> [Set task] Return all of the data exactly, with nothing left out but the pictures.

> [Supplied material]
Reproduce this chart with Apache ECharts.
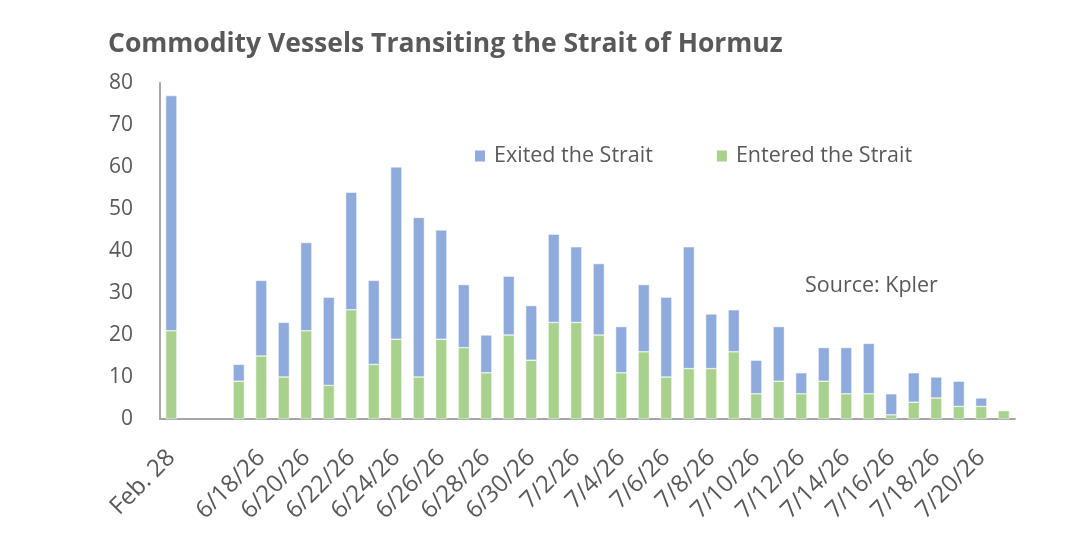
<!DOCTYPE html>
<html>
<head>
<meta charset="utf-8" />
<title>Commodity Vessels Transiting the Strait of Hormuz</title>
<style>html,body{margin:0;padding:0;background:#fff}#chart{width:1086px;height:536px}</style>
<script src="https://cdn.jsdelivr.net/npm/echarts@6/dist/echarts.min.js"></script>
</head>
<body>
<div id="chart"></div>
<script>
  // categories: Feb. 28, two empty gap slots, then 6/17/26 .. 7/21/26
  const categories = ["Feb. 28", "", "",
    "6/17/26", "6/18/26", "6/19/26", "6/20/26", "6/21/26", "6/22/26", "6/23/26", "6/24/26",
    "6/25/26", "6/26/26", "6/27/26", "6/28/26", "6/29/26", "6/30/26",
    "7/1/26", "7/2/26", "7/3/26", "7/4/26", "7/5/26", "7/6/26", "7/7/26", "7/8/26",
    "7/9/26", "7/10/26", "7/11/26", "7/12/26", "7/13/26", "7/14/26", "7/15/26", "7/16/26",
    "7/17/26", "7/18/26", "7/19/26", "7/20/26", "7/21/26"];

  const entered = [21, null, null,
    9, 15, 10, 21, 8, 26, 13, 19, 10, 19, 17, 11, 20, 14,
    23, 23, 20, 11, 16, 10, 12, 12, 16, 6, 9, 6, 9, 6, 6, 1, 4, 5, 3, 3, 2];

  const exited = [56, null, null,
    4, 18, 13, 21, 21, 28, 20, 41, 38, 26, 15, 9, 14, 13,
    21, 18, 17, 11, 16, 19, 29, 13, 10, 8, 13, 5, 8, 11, 12, 5, 7, 5, 6, 2, 0];

  const yTicks = { min: 0, max: 80, interval: 10 };

  const textColor = "#595959";
  const font = "Open Sans";

  const chart = echarts.init(document.getElementById("chart"), null, { renderer: "canvas" });
  chart.setOption({
    animation: false,
    textStyle: { fontFamily: font },
    title: {
      text: "Commodity Vessels Transiting the Strait of Hormuz",
      left: 108, top: 31, padding: 0,
      textStyle: { fontFamily: font, fontWeight: "bold", fontSize: 26.5, color: textColor }
    },
    legend: {
      left: 473, top: 145, padding: 0,
      itemWidth: 12, itemHeight: 13, itemGap: 62,
      icon: "rect",
      textStyle: { fontFamily: font, fontSize: 21.5, color: textColor, padding: [0, 0, 0, 3] },
      data: ["Exited the Strait", "Entered the Strait"]
    },
    graphic: [{
      type: "text", left: 805, top: 275,
      style: { text: "Source: Kpler", fontFamily: font, fontSize: 21.5, fill: textColor }
    }],
    grid: { left: 160, right: 71, top: 83, bottom: 117, containLabel: false },
    xAxis: {
      type: "category",
      data: categories,
      axisLine: { lineStyle: { color: "#A6A6A6", width: 2 } },
      axisTick: { show: false },
      axisLabel: {
        rotate: 45, color: textColor, fontSize: 24, fontFamily: font, margin: 35,
        interval: (i) => i === 0 || (i >= 4 && i % 2 === 0)
      }
    },
    yAxis: {
      type: "value",
      min: yTicks.min, max: yTicks.max, interval: yTicks.interval,
      splitLine: { show: false },
      axisLine: { show: true, lineStyle: { color: "#A6A6A6", width: 2 } },
      axisTick: { show: false },
      axisLabel: { color: textColor, fontSize: 21, fontFamily: font, margin: 27 }
    },
    series: [
      {
        name: "Entered the Strait", type: "bar", stack: "v", data: entered,
        barCategoryGap: "50%",
        itemStyle: { color: "#A9D18E", borderColor: "#fff", borderWidth: 0.5 }
      },
      {
        name: "Exited the Strait", type: "bar", stack: "v", data: exited,
        barCategoryGap: "50%",
        itemStyle: { color: "#8FAADC", borderColor: "#fff", borderWidth: 0.5 }
      }
    ]
  });
</script>
</body>
</html>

> [Correct response]
Reproduce this chart with Apache ECharts.
<!DOCTYPE html>
<html>
<head>
<meta charset="utf-8" />
<title>Commodity Vessels Transiting the Strait of Hormuz</title>
<style>html,body{margin:0;padding:0;background:#fff}#chart{width:1086px;height:536px}</style>
<script src="https://cdn.jsdelivr.net/npm/echarts@6/dist/echarts.min.js"></script>
</head>
<body>
<div id="chart"></div>
<script>
  // categories: Feb. 28, two empty gap slots, then 6/17/26 .. 7/21/26
  const categories = ["Feb. 28", "", "",
    "6/17/26", "6/18/26", "6/19/26", "6/20/26", "6/21/26", "6/22/26", "6/23/26", "6/24/26",
    "6/25/26", "6/26/26", "6/27/26", "6/28/26", "6/29/26", "6/30/26",
    "7/1/26", "7/2/26", "7/3/26", "7/4/26", "7/5/26", "7/6/26", "7/7/26", "7/8/26",
    "7/9/26", "7/10/26", "7/11/26", "7/12/26", "7/13/26", "7/14/26", "7/15/26", "7/16/26",
    "7/17/26", "7/18/26", "7/19/26", "7/20/26", "7/21/26"];

  const entered = [21, null, null,
    9, 15, 10, 21, 8, 26, 13, 19, 10, 19, 17, 11, 20, 14,
    23, 23, 20, 11, 16, 10, 12, 12, 16, 6, 9, 6, 9, 6, 6, 1, 4, 5, 3, 3, 2];

  const exited = [56, null, null,
    4, 18, 13, 21, 21, 28, 20, 41, 38, 26, 15, 9, 14, 13,
    21, 18, 17, 11, 16, 19, 29, 13, 10, 8, 13, 5, 8, 11, 12, 5, 7, 5, 6, 2, 0];

  const yTicks = { min: 0, max: 80, interval: 10 };

  const textColor = "#595959";
  const font = "Open Sans";

  const chart = echarts.init(document.getElementById("chart"), null, { renderer: "canvas" });
  chart.setOption({
    animation: false,
    textStyle: { fontFamily: font },
    title: {
      text: "Commodity Vessels Transiting the Strait of Hormuz",
      left: 108, top: 31, padding: 0,
      textStyle: { fontFamily: font, fontWeight: "bold", fontSize: 26.5, color: textColor }
    },
    legend: {
      left: 473, top: 145, padding: 0,
      itemWidth: 12, itemHeight: 13, itemGap: 62,
      icon: "rect",
      textStyle: { fontFamily: font, fontSize: 21.5, color: textColor, padding: [0, 0, 0, 3] },
      data: ["Exited the Strait", "Entered the Strait"]
    },
    graphic: [{
      type: "text", left: 805, top: 275,
      style: { text: "Source: Kpler", fontFamily: font, fontSize: 21.5, fill: textColor }
    }],
    grid: { left: 160, right: 71, top: 83, bottom: 117, containLabel: false },
    xAxis: {
      type: "category",
      data: categories,
      axisLine: { lineStyle: { color: "#A6A6A6", width: 2 } },
      axisTick: { show: false },
      axisLabel: {
        rotate: 45, color: textColor, fontSize: 24, fontFamily: font, margin: 35,
        interval: (i) => i === 0 || (i >= 4 && i % 2 === 0)
      }
    },
    yAxis: {
      type: "value",
      min: yTicks.min, max: yTicks.max, interval: yTicks.interval,
      splitLine: { show: false },
      axisLine: { show: true, lineStyle: { color: "#A6A6A6", width: 2 } },
      axisTick: { show: false },
      axisLabel: { color: textColor, fontSize: 21, fontFamily: font, margin: 27 }
    },
    series: [
      {
        name: "Entered the Strait", type: "bar", stack: "v", data: entered,
        barCategoryGap: "50%",
        itemStyle: { color: "#A9D18E", borderColor: "#fff", borderWidth: 0.5 }
      },
      {
        name: "Exited the Strait", type: "bar", stack: "v", data: exited,
        barCategoryGap: "50%",
        itemStyle: { color: "#8FAADC", borderColor: "#fff", borderWidth: 0.5 }
      }
    ]
  });
</script>
</body>
</html>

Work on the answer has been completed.